D. J. Dozier

No. 42
- Position: Running back

Personal information
- Born: September 21, 1965 (age 60) Norfolk, Virginia, U.S.
- Listed height: 6 ft 0 in (1.83 m)
- Listed weight: 210 lb (95 kg)

Career information
- High school: Kempsville (Virginia Beach, Virginia)
- College: Penn State
- NFL draft: 1987: 1st round, 14th overall pick

Career history
- Minnesota Vikings (1987–1990); Detroit Lions (1991);

Awards and highlights
- National champion (1986); Consensus All-American (1986); First-team All-East (1986); 2× Second-team All-East (1983, 1984);

Career NFL statistics
- Rushing yards: 691
- Rushing average: 4
- Touchdowns: 9 Baseball career
- Outfielder
- Batted: RightThrew: Right

MLB debut
- May 6, 1992, for the New York Mets

Last MLB appearance
- October 4, 1992, for the New York Mets

MLB statistics
- Batting average: .191
- Home runs: 0
- Runs batted in: 2
- Stats at Baseball Reference

Teams
- New York Mets (1992);
- Stats at Pro Football Reference

= D. J. Dozier =

American football and baseball player (born 1965)

William Henry "D.J." Dozier Jr. (born September 21, 1965) is an American former professional National Football League (NFL) running back and Major League Baseball (MLB) outfielder. He played five seasons with the NFL's Minnesota Vikings and Detroit Lions from 1987 to 1991, and played one season with the MLB's New York Mets in 1992. He currently resides in Virginia Beach, Virginia.

==Early life==
Dozier was born in Norfolk, Virginia. He attended Kempsville High School in Virginia Beach, Virginia, and later attended Penn State University. When D.J. was 12 years old, he played on a youth basketball team for Kempsville and made it to the Virginia Beach city championship game. His team played against the Green Run Suns, who had future NBA Hall of Fame player David Robinson on the team. Kempsville won the game, mainly in part to David Robinson (who was a small forward and not the tallest player on the team nor highest scorer) missing the game due to having come down with the mumps. Dozier, who would eventually grow to 6 feet tall, was already 5'9" or 5'10" by 12 years old. With his athleticism, skill and size, he dominated the undefeated Suns and won the city championship.

==Football career==

- Dozier scored the winning touchdown of Penn State's 1987 National Championship Fiesta Bowl victory over Miami.
- Dozier was drafted out of Penn State in the first round (#14 overall) of the 1987 NFL draft.
- He shared the November 11, 1985 cover of Sports Illustrated with Florida's Ray McDonald.
- He had a career average of 4.0 yards per carry. In 1991—his final season—he averaged 5.3 yards per rush on 9 attempts.
- He fumbled the ball only 4 times during his 5-year professional career.
- Dozier had a perfect 158.3 passer rating as a pro. (He was 1-for-1 for 19 yards and a touchdown)
- Dozier caught 33 career passes, averaging 9.1 yards per catch.
- As a kick returner, he averaged 19.4 yards per return.

Pre-draft measurables
| Height | Weight | Arm length | Hand span | Vertical jump |
| 6 ft 0+1⁄4 in (1.84 m) | 204 lb (93 kg) | 31+1⁄4 in (0.79 m) | 10+1⁄4 in (0.26 m) | 34.0 in (0.86 m) |
All values from NFL Combine

==Baseball career==
Dozier, who was 6'0", 202 pounds and who threw and batted right-handed was originally drafted by the Detroit Tigers in the 18th round in 1983 (459th overall). He opted not to sign and decided to go to college, where he would pursue his football career.

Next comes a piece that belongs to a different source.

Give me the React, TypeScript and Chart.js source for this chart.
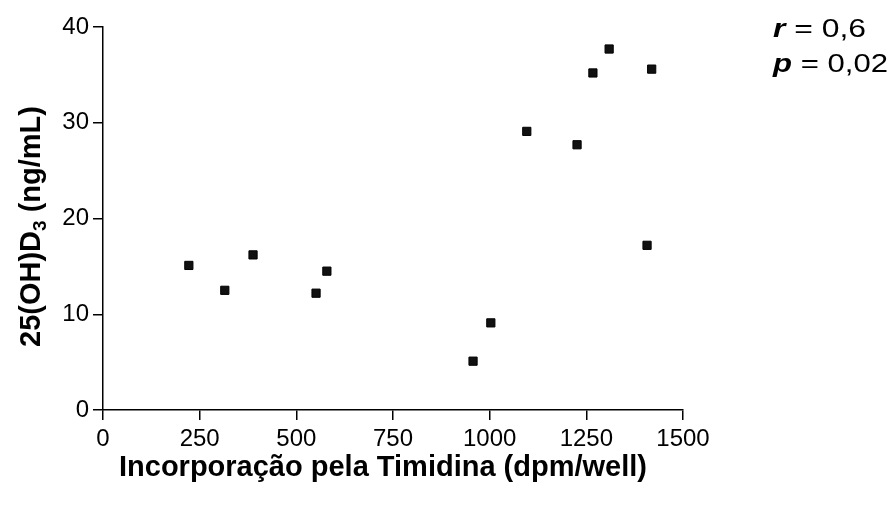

In 1990, the New York Mets signed him as an amateur free agent. He spent 1990 and 1991 in the minor leagues, where he showed good speed (he stole 33 bases with St. Lucie in 1990) and also some power (in 1990, he hit 13 home runs with St. Lucie). He played for the Williamsport Bills in 1991.

After spending some time in the minors in 1992, he was called up to the Major Leagues and made his debut on May 6, 1992, at the age of 26. In 25 games, he hit .191 with 4 stolen bases and 19 strikeouts in 47 at-bats. Defensively, he committed 1 error for a fielding percentage of .971.

On October 26, 1992, Dozier was traded with catcher Raul Casanova and pitcher Wally Whitehurst for shortstop/third baseman Tony Fernández.